What are some applications of bioinformatics or genetics to generating alpha in U.S. equities?

Question

There are many disciplines that have contributed to how one model's risk and return. Physics introduced Brownian motion and RMT. Machine learning has helped to solve complex portfolio construction problems, operations research has contributed to market making & risk management, and aerospace engineering has contributed the Kalman filter.

I am looking for papers that use methods traditionally applied to bioinformatics and genetics to model the behavior of equities. For example, epidemiology makes extensive use of canonical regression -- Blackburn et al. apply canonical regression to tease out the co-movement of equities here.

I am not looking for links to neural network, SVM, or other machine learning papers. I am looking for creative and novel extensions of methods used traditionally in the bioinformatics and genetics space that are applied to generate alpha or risk models in U.S. equities?

For example, bioinformatics has developed a variety of greedy search alorithms that identify which types of traits give rise to certain phenotypes. Is there a paper that applies some of the algorithms from the bioinformatics domain to U.S. equities where traits might be financial statement variables and phenotypes might be return outcomes?

I know Carlos Carvalho (U. Chicago) has done both innovative work in the field of equities and also genetics and recall he had some research along these lines.

Answer 1

You question is quite strange: so you do not want to use methods inspired by bioinfo and genetics (neural networks, GA, geometry of folding, etc) but methods that are used in these fields?

In terms of modeling, the problematics in bioinfo and genetics are mainly:

• tree or graph matching (to build metrics in the space of molecules), like in SIGMA: a Set-cover-based Inexact Graph Matching Algorithm, by: Misael Mongiovi, Raffaele Di Natale, Rosalba Giugno, Alfredo Pulvirenti, Alfredo Ferro, Roded Sharan, Journal of Bioinformatics and Computational Biology, Vol. 8, No. 2. (2010), pp. 199-218
• fitting of dynamical systems (to identify the dynamics of chemical transformations), like in Modeling in biological chemistry. From biochemical kinetics to systems biology, by: Peter Schuster, Monatshefte für Chemie / Chemical Monthly, Vol. 139, No. 4. (1 April 2008), pp. 427-446
• prediction in discrete state space (to associate the formula of a molecule, to one of its properties), like in Molecular Modeling Of Proteins And Mathematical Prediction Of Protein Structure, by: Arnold Neumaier, In SIAM Review, Vol. 39 (1997), pp. 407-460

It is close to usual data mining, statistical or applied math problematics, so the main differences are heuristics, to take into account some specificities of the problems to avoid some local minima or increase the convergence rate.

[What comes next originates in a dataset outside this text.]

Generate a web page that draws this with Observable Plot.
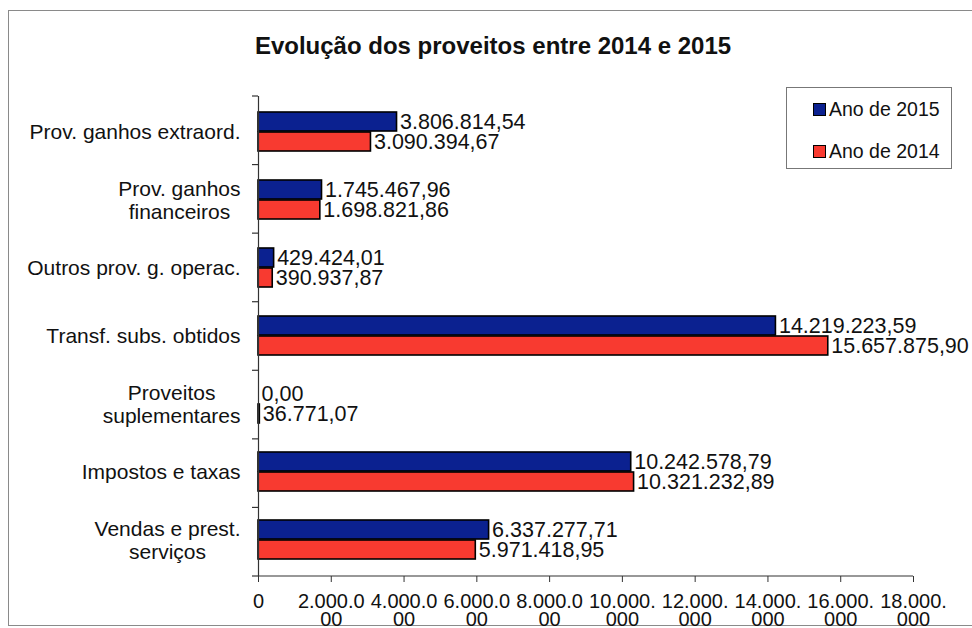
<!DOCTYPE html>
<html>
<head>
<meta charset="utf-8">
<script src="https://cdn.jsdelivr.net/npm/d3@7"></script>
<script src="https://cdn.jsdelivr.net/npm/@observablehq/plot@0.6"></script>
<style>
  html, body { margin: 0; padding: 0; background: #fff; }
  #wrap { position: relative; width: 972px; height: 628px; overflow: hidden; font-family: "Liberation Sans", Arial, sans-serif; color: #111; }
  #frame { position: absolute; left: 8px; top: 10px; width: 1000px; height: 616px; border: 1px solid #8a8a8a; box-sizing: border-box; }
  #title { position: absolute; left: 0; top: 33px; width: 986px; text-align: center; font-weight: bold; font-size: 24px; line-height: 25px; }
  #chart { position: absolute; left: 0; top: 0; }
  #legend { position: absolute; left: 786px; top: 87px; width: 166px; height: 82px; border: 1px solid #777; box-sizing: border-box; background: #fff; font-size: 19.5px; }
  .item { position: absolute; left: 26px; display: flex; align-items: center; height: 22px; }
  .sw { width: 11px; height: 11px; border: 1.5px solid #000; margin-right: 3px; }
</style>
</head>
<body>
<div id="wrap">
  <div id="frame"></div>
  <div id="chart"></div>
  <div id="title"></div>
  <div id="legend"></div>
</div>
<script>
const title = "Evolução dos proveitos entre 2014 e 2015";
const categories = ["Prov. ganhos extraord.", "Prov. ganhos financeiros", "Outros prov. g. operac.", "Transf. subs. obtidos", "Proveitos suplementares", "Impostos e taxas", "Vendas e prest. serviços"];
const categoryLabels = ["Prov. ganhos extraord.", "Prov. ganhos\nfinanceiros", "Outros prov. g. operac.", "Transf. subs. obtidos", "Proveitos\nsuplementares", "Impostos e taxas", "Vendas e prest.\nserviços"];
const seriesNames = ["Ano de 2015", "Ano de 2014"];
const values2015 = [3806814.54, 1745467.96, 429424.01, 14219223.59, 0.00, 10242578.79, 6337277.71];
const values2014 = [3090394.67, 1698821.86, 390937.87, 15657875.90, 36771.07, 10321232.89, 5971418.95];
const xTicks = [0, 2000000, 4000000, 6000000, 8000000, 10000000, 12000000, 14000000, 16000000, 18000000];
const colors = ["#0b2190", "#f83a30"];

const loc = d3.formatLocale({decimal: ",", thousands: ".", grouping: [3], currency: ["", ""]});
const fmtVal = loc.format(",.2f");
const fmtInt = loc.format(",d");
const tickFmt = d => { const s = fmtInt(d); return s.length > 7 ? s.slice(0, 7) + "\n" + s.slice(7) : s; };
const labelOf = new Map(categories.map((c, i) => [c, categoryLabels[i]]));

const rows2015 = categories.map((c, i) => ({category: c, value: values2015[i]}));
const rows2014 = categories.map((c, i) => ({category: c, value: values2014[i]}));

document.getElementById("title").textContent = title;
const legend = document.getElementById("legend");
seriesNames.forEach((name, i) => {
  const it = document.createElement("div");
  it.className = "item";
  it.style.top = (i === 0 ? 10 : 52) + "px";
  const sw = document.createElement("div");
  sw.className = "sw";
  sw.style.background = colors[i];
  const tx = document.createElement("span");
  tx.textContent = name;
  it.appendChild(sw); it.appendChild(tx);
  legend.appendChild(it);
});

const plot = Plot.plot({
  width: 972,
  height: 628,
  marginLeft: 258,
  marginRight: 59,
  marginTop: 96,
  marginBottom: 52,
  style: {background: "transparent", fontFamily: "Liberation Sans, Arial, sans-serif", color: "#111", overflow: "visible"},
  x: {domain: [0, 18000000], axis: null, label: null},
  y: {domain: categories, paddingInner: 0.42, paddingOuter: 0.21, axis: null, label: null},
  marks: [
    Plot.axisX({ticks: xTicks, tickFormat: tickFmt, tickSize: 6, tickPadding: 12, fontSize: 20, lineHeight: 0.92, anchor: "bottom", stroke: "#333", label: null}),
    Plot.axisY({tickFormat: d => labelOf.get(d), tickSize: 0, tickPadding: 18, fontSize: 21, lineHeight: 1.1, anchor: "left", label: null}),
    Plot.barX(rows2015, {x: "value", y: "category", fill: colors[0], stroke: "#000", strokeWidth: 1.6, insetBottom: 20}),
    Plot.barX(rows2014, {x: "value", y: "category", fill: colors[1], stroke: "#000", strokeWidth: 1.6, insetTop: 20}),
    Plot.text(rows2015, {x: "value", y: "category", text: d => fmtVal(d.value), textAnchor: "start", dx: 3, dy: -10, fontSize: 21.5, fill: "#111"}),
    Plot.text(rows2014, {x: "value", y: "category", text: d => fmtVal(d.value), textAnchor: "start", dx: 3, dy: 10, fontSize: 21.5, fill: "#111"}),
    Plot.ruleX([0], {stroke: "#333", strokeWidth: 1.2})
  ]
});
document.getElementById("chart").appendChild(plot);

// axis line and boundary ticks derived from the plot's own scales
const sx = plot.scale("x"), sy = plot.scale("y");
const svg = d3.select(plot);
const yBottom = sy.range[1], yTop = sy.range[0];
svg.append("line").attr("x1", sx.range[0]).attr("x2", sx.range[1]).attr("y1", yBottom).attr("y2", yBottom).attr("stroke", "#333").attr("stroke-width", 1.2);
const n = categories.length;
for (let i = 0; i <= n; i++) {
  const y = yTop + (yBottom - yTop) * i / n;
  svg.append("line").attr("x1", sx.range[0] - 6).attr("x2", sx.range[0]).attr("y1", y).attr("y2", y).attr("stroke", "#333").attr("stroke-width", 1.2);
}
// center multi-line category labels like the original
svg.selectAll('g[aria-label="y-axis tick label"] text').each(function() {
  const spans = this.querySelectorAll("tspan");
  if (spans.length > 1) {
    let w = 0;
    spans.forEach(s => { w = Math.max(w, s.getComputedTextLength()); });
    this.setAttribute("text-anchor", "middle");
    const t = this.getAttribute("transform") || "";
    this.setAttribute("transform", t + ` translate(${-w / 2},0)`);
  }
});
</script>
</body>
</html>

I think that you not find anything new as you think to expect. It would be more efficient for you to identify your problems precisely, for instance trying to put each of them in one of these jars:

• continuous optimization
• discrete optimization (the state space has no obvious metric)
• estimation in presence of uncertainty
• continuous prediction (including backward and forward PDE problems, ARMA, GARCH, etc)
• identification of outliers

Then review the classical methods (remind that even in Der Mann Ohne Eigenschaften, by: Robert Musil (1930), you have clear descriptions by Ulrich of his day-to-day job as a mathematician, you have descriptions of such modelings, so nothing is really new in all this), and try to develop heuristics adapted to the specificities of your real situations. My opinion that it is better to know very well the theoretical pitfalls and essential points of the methods to develop adapted heuristics rather than to read about heuristics developed for other fields.